Was building the bloor street viaduct with space for a subway later impractical? Was building RC Harris for double the original volume at the time impractical? Was building the subway all the way out to Warden impractical in the sixties? Warden was farm pasture back then.....

They can be called one of two things, impractical or forward thinking.

As for LRT's vs subways, I don't care which. Just bury them. If you want to get people out of their car and take transit, they need to be underground. No one will give up their car to stand in the middle of Eglinton in the dead of winter waiting for an LRT. They'd be willing to leave their car if they could wait underground where it's warm.

What's the point of giving Scarborough a surface LRT, if there would be enough volume to justify a subway in 20 or 30 years? We'll be barely finished paying off the LRT and we'll have to start paying for the burying of it. Build it properly the first time. It only gets more expensive every day.
 
Maybe you don't want to see City Hall's money spent strategically and in a fiscally responsible manner, but many of us do.

Building a subway to Scarborough would land us less bang for our buck than myriad of other projects available to us at the moment.
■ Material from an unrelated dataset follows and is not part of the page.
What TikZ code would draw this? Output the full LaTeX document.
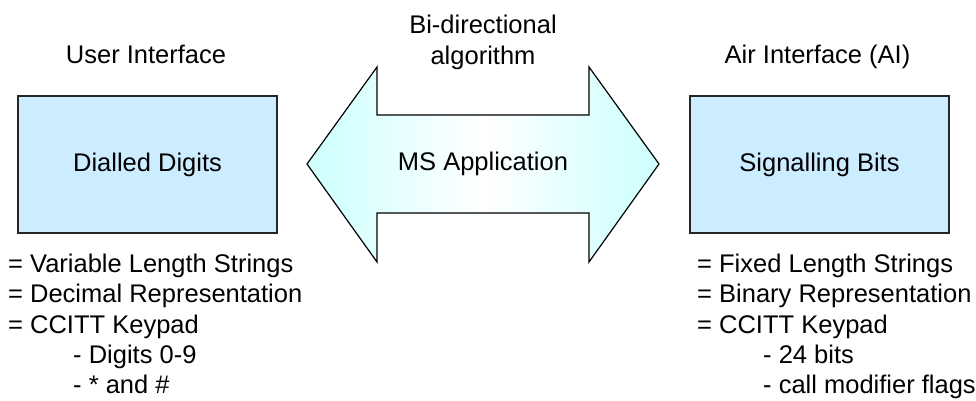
\documentclass[tikz,border=0pt]{standalone}
\usepackage{fontspec}
\setmainfont{Liberation Sans}
\definecolor{boxblue}{RGB}{204,236,255}
\definecolor{arrowcyan}{RGB}{204,255,255}
\begin{document}
\begin{tikzpicture}[x=1pt,y=-1pt,
        every node/.style={font=\fontsize{25.5}{30}\selectfont,inner sep=0pt},
        block/.style={draw=black!85,line width=1.2pt,fill=boxblue,
            minimum width=259pt,minimum height=137pt},
        item/.style={anchor=base west},
        arrowfill/.style={draw=black,line width=1.2pt,left color=arrowcyan,
            right color=arrowcyan,middle color=white}]
            \useasboundingbox (0,0) rectangle (976,401);
            % side boxes
            \node[block] (dd) at (147.5,164.5) {Dialled Digits};
            \node[block] (sb) at (819.5,164.5) {Signalling Bits};
            \node[anchor=base] (ui) at (146,64) {User Interface};
            \node[anchor=base] (ai) at (817.5,64) {Air Interface (AI)};
            % double arrow in the middle
            \shade[arrowfill] (483,164)
                +(-176,0) -- +(-106,-97) -- +(-106,-49) -- +(106,-49)
                -- +(106,-97) -- +(176,0) -- +(106,98) -- +(106,49)
                -- +(-106,49) -- +(-106,98) -- cycle;
            \node (app) at (483,164) {MS Application};
            \node[anchor=base] (bi) at (483,34) {Bi-directional};
            \node[anchor=base] (alg) at (483,65) {algorithm};
            % user interface properties
            \node[item] (ul1) at (8,272) {= Variable Length Strings};
            \node[item] (ul2) at (8,302.5) {= Decimal Representation};
            \node[item] (ul3) at (8,333) {= CCITT Keypad};
            \node[item] (ul4) at (73,363) {- Digits 0-9};
            \node[item] (ul5) at (73,393) {- * and \#};
            % air interface properties
            \node[item] (al1) at (697,272) {= Fixed Length Strings};
            \node[item] (al2) at (697,302.5) {= Binary Representation};
            \node[item] (al3) at (697,333) {= CCITT Keypad};
            \node[item] (al4) at (763,363) {- 24 bits};
            \node[item] (al5) at (763,393) {- call modifier flags};
        \end{tikzpicture}
\end{document}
More importantly, the subway as championed by Rob Ford would do very little to turn any part of Scarborough into a destination in its own right. The future of urban communities is to become less dependent on distant downtowns and more self-contained. We need to help Scarborough do this, while increasing access to Toronto simultaneously.
 
Was building the bloor street viaduct with space for a subway later impractical? Was building RC Harris for double the original volume at the time impractical? Was building the subway all the way out to Warden impractical in the sixties? Warden was farm pasture back then.....

They can be called one of two things, impractical or forward thinking.

As for LRT's vs subways, I don't care which. Just bury them. If you want to get people out of their car and take transit, they need to be underground. No one will give up their car to stand in the middle of Eglinton in the dead of winter waiting for an LRT. They'd be willing to leave their car if they could wait underground where it's warm.

What's the point of giving Scarborough a surface LRT, if there would be enough volume to justify a subway in 20 or 30 years? We'll be barely finished paying off the LRT and we'll have to start paying for the burying of it. Build it properly the first time. It only gets more expensive every day.

Hopefully in 20 or 30 years, exciting, vibriant new neighbourhoods would have developed along LRT routes, so that people living in Scarborough could walk, bike or take a short ride on an LRT to their destination, be it work, shopping or play. In other words, Main suburban roads like Eglinton and Sheppard would be like Queen and Dundas. Subways along these roads would all but kill any life on them not near a station. Please don't use the excuse about life between current subway stations isn't dead. It isn't dead, because it was there long before the subway. Not the case in the suburbs.